My daughter wanted to help with the title, hence the nonsense. Today begins my time away from work to recenter. Anxiety has been my constant companion, and after a particularly tough week, I made the decision to be more vocal about the pervasive anxiety I was experiencing. Thankfully, I have an amazing support system and was able to come up with a solution relatively quickly. I regret that it takes so long for me to recognize the extent of my anxiety, because it yields a lot of unnecessary suffering. Once I become aware and willing to accept the emotional toll, I feel silly and embarrassed for allowing myself to be ravaged by it for so long.
With that in mind, I’m working on acceptance. There’s a book I’ve read called Radical Acceptance that I definitely need to read again, and I’m reading through material from Kristen Neff about Mindful Self-Compassion as recommended by my therapist. I’m hopeful that during my time off, I’ll be able to lay the ground work for healthy practices that I can carry into my daily routine. This isn’t my first “re-centering,” and I’m sure it won’t be my last. I do hope, however, that I will learn to be kind to myself first and remove the massive amount of judgement I place on myself for having anxiety, “negative emotions,” and not being perfect. I’m so kind to others, so forgiving, and I have to learn how to give that gift to myself.
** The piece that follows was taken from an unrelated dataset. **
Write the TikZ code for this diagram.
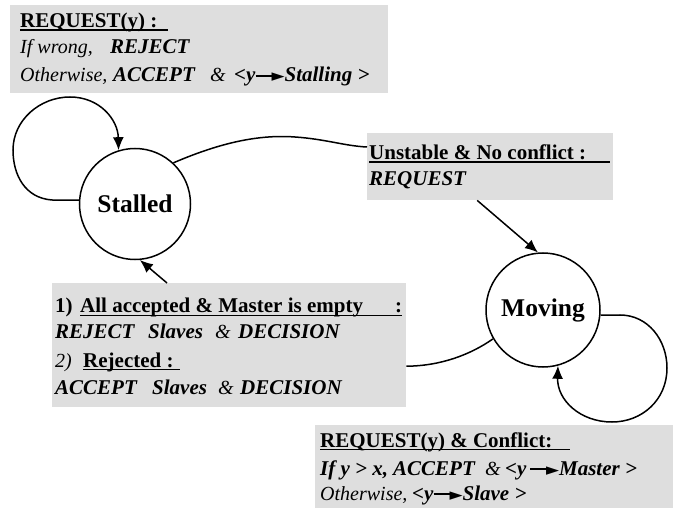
\documentclass[tikz,border=0pt]{standalone}
\usepackage{fontspec}
\setmainfont{Liberation Serif}
\newfontfamily\symf{DejaVu Sans}
\usetikzlibrary{arrows.meta}
\definecolor{bgc}{RGB}{222,222,222}
\newcommand\arr{\raisebox{5.2pt}{\rule{20pt}{2.2pt}}\kern-4pt{\symf\fontsize{17}{17}\selectfont ►}}
\newcommand\ulbox[2]{\makebox[#1][l]{\rlap{\rule[-3pt]{#1}{1.5pt}}#2}}
\newcommand\bi[1]{\textbf{\textit{#1}}}
\newcommand\ri[1]{{\fontsize{20}{24}\selectfont\itshape #1}}
\begin{document}
\begin{tikzpicture}[x=1pt,y=1pt,
  lbl/.style={font=\fontsize{21}{25}\selectfont, inner sep=0pt, anchor=base west},
  bgbox/.style={fill=bgc, draw=none, inner sep=0pt, anchor=north west},
  state/.style={circle, draw, line width=1.5pt, inner sep=0pt, font=\fontsize{25.5}{30}\selectfont\bfseries},
  conn/.style={line width=1.5pt},
  arrow/.style={conn, -{Latex[length=13pt,width=11pt]}}]
\path[use as bounding box] (0,0) rectangle (678,-513);
% label backgrounds
\node[bgbox, minimum width=378pt, minimum height=88pt] (b1) at (10,-5) {};
\node[bgbox, minimum width=246pt, minimum height=67pt] (b2) at (367,-133) {};
\node[bgbox, minimum width=354pt, minimum height=124pt] (b3) at (52,-283) {};
\node[bgbox, minimum width=358pt, minimum height=83pt] (b4) at (315,-425) {};
% texts
\node[lbl] (t1a) at (20,-28) {\bfseries\ulbox{148pt}{REQUEST(y) :}};
\node[lbl] (t1b) at (20,-54) {\makebox[90pt][l]{\ri{If wrong,}}\bi{REJECT}};
\node[lbl] (t1c) at (20,-82) {\makebox[93pt][l]{\ri{Otherwise,}}\makebox[97pt][l]{\bi{ACCEPT}}\makebox[24pt][l]{\ri{\&}}\bi{<y}\arr\bi{Stalling >}};
\node[lbl] (t2a) at (369,-160) {\bfseries\ulbox{241pt}{Unstable \& No conflict :}};
\node[lbl] (t2b) at (369,-186) {\bi{REQUEST}};
\node[lbl] (t3a) at (55,-313) {\makebox[25pt][l]{\bfseries 1)}\bfseries\ulbox{322pt}{All accepted \& Master is empty\hfill:}};
\node[lbl] (t3b) at (55,-339) {\makebox[93pt][l]{\bi{REJECT}}\makebox[67pt][l]{\bi{Slaves}}\makebox[23pt][l]{\ri{\&}}\bi{DECISION}};
\node[lbl] (t3c) at (55,-367) {\makebox[28pt][l]{\ri{2)}}\bfseries\ulbox{97pt}{Rejected :}};
\node[lbl] (t3d) at (55,-394) {\makebox[97pt][l]{\bi{ACCEPT}}\makebox[66pt][l]{\bi{Slaves}}\makebox[22pt][l]{\ri{\&}}\bi{DECISION}};
\node[lbl] (t4a) at (320,-447) {\bfseries\ulbox{250pt}{REQUEST(y) \& Conflict:}};
\node[lbl] (t4b) at (320,-475) {\makebox[73pt][l]{\bi{If y > x,}}\makebox[92pt][l]{\bi{ACCEPT}}\makebox[20pt][l]{\ri{\&}}\bi{<y}\,\arr\bi{Master >}};
\node[lbl] (t4c) at (320,-500) {\makebox[92pt][l]{\ri{Otherwise,}}\bi{<y}\arr\bi{Slave >}};
% states
\node[state, minimum size=111pt] (s) at (135,-204) {Stalled};
\node[state, minimum size=114pt] (m) at (543,-310) {Moving};
% connectors
\draw[arrow] (s.176) -- (52,-200) .. controls (25,-198) and (13,-175) .. (13,-150)
  .. controls (13,-120) and (40,-97) .. (70,-97) .. controls (100,-97) and (118,-120) .. (s.107);
\draw[conn] (s.47) .. controls (215,-145) and (255,-134) .. (295,-137)
  .. controls (325,-139) and (345,-146) .. ([yshift=-14pt]b2.north west);
\draw[arrow] ([xshift=-13pt]b2.south) -- (m.95);
\draw[arrow] (m.-5) -- (620,-315) .. controls (648,-315) and (667,-340) .. (667,-368)
  .. controls (667,-400) and (642,-422) .. (612,-422) .. controls (580,-422) and (557,-400) .. (m.-75);
\draw[conn] (m.210) .. controls (470,-355) and (440,-366) .. ([yshift=-21pt]b3.east);
\draw[arrow] ([xshift=115pt]b3.north west) -- (s.-85);
\end{tikzpicture}
\end{document}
One thing I’ve discovered recently is that like many who experience high amounts of anxiety, I have an “intolerance of uncertainty,” which tends to manifest in my work life. For whatever reason, I’ve come to accept that there will be uncertainty, change, and trial in my home life, but something rooted in my childhood has led me to have the false belief that work “should” be certain. It “should” be consistent, constant, and exact. I “should” have all the answers and know exactly what to do. I’m not saying that anxiety never pops up in my home life, but for the purpose of this post, I’m focusing on my work-related anxiety. Digging deeper into my inner child stuff, I’ve realized that I used to fantasize about being able to work and be a professional, which was an outlet for the chaos that was going on at home. I remember thinking, “I can’t wait to go to work! I’m going to be so good at that!” I’m sure you can imagine that this mindset has lent itself to a certain degree of rigidity, because all of these imposed beliefs about work don’t exactly make for the most flexible employee.
I’m excited to do some more work around this and to share any insights as I go.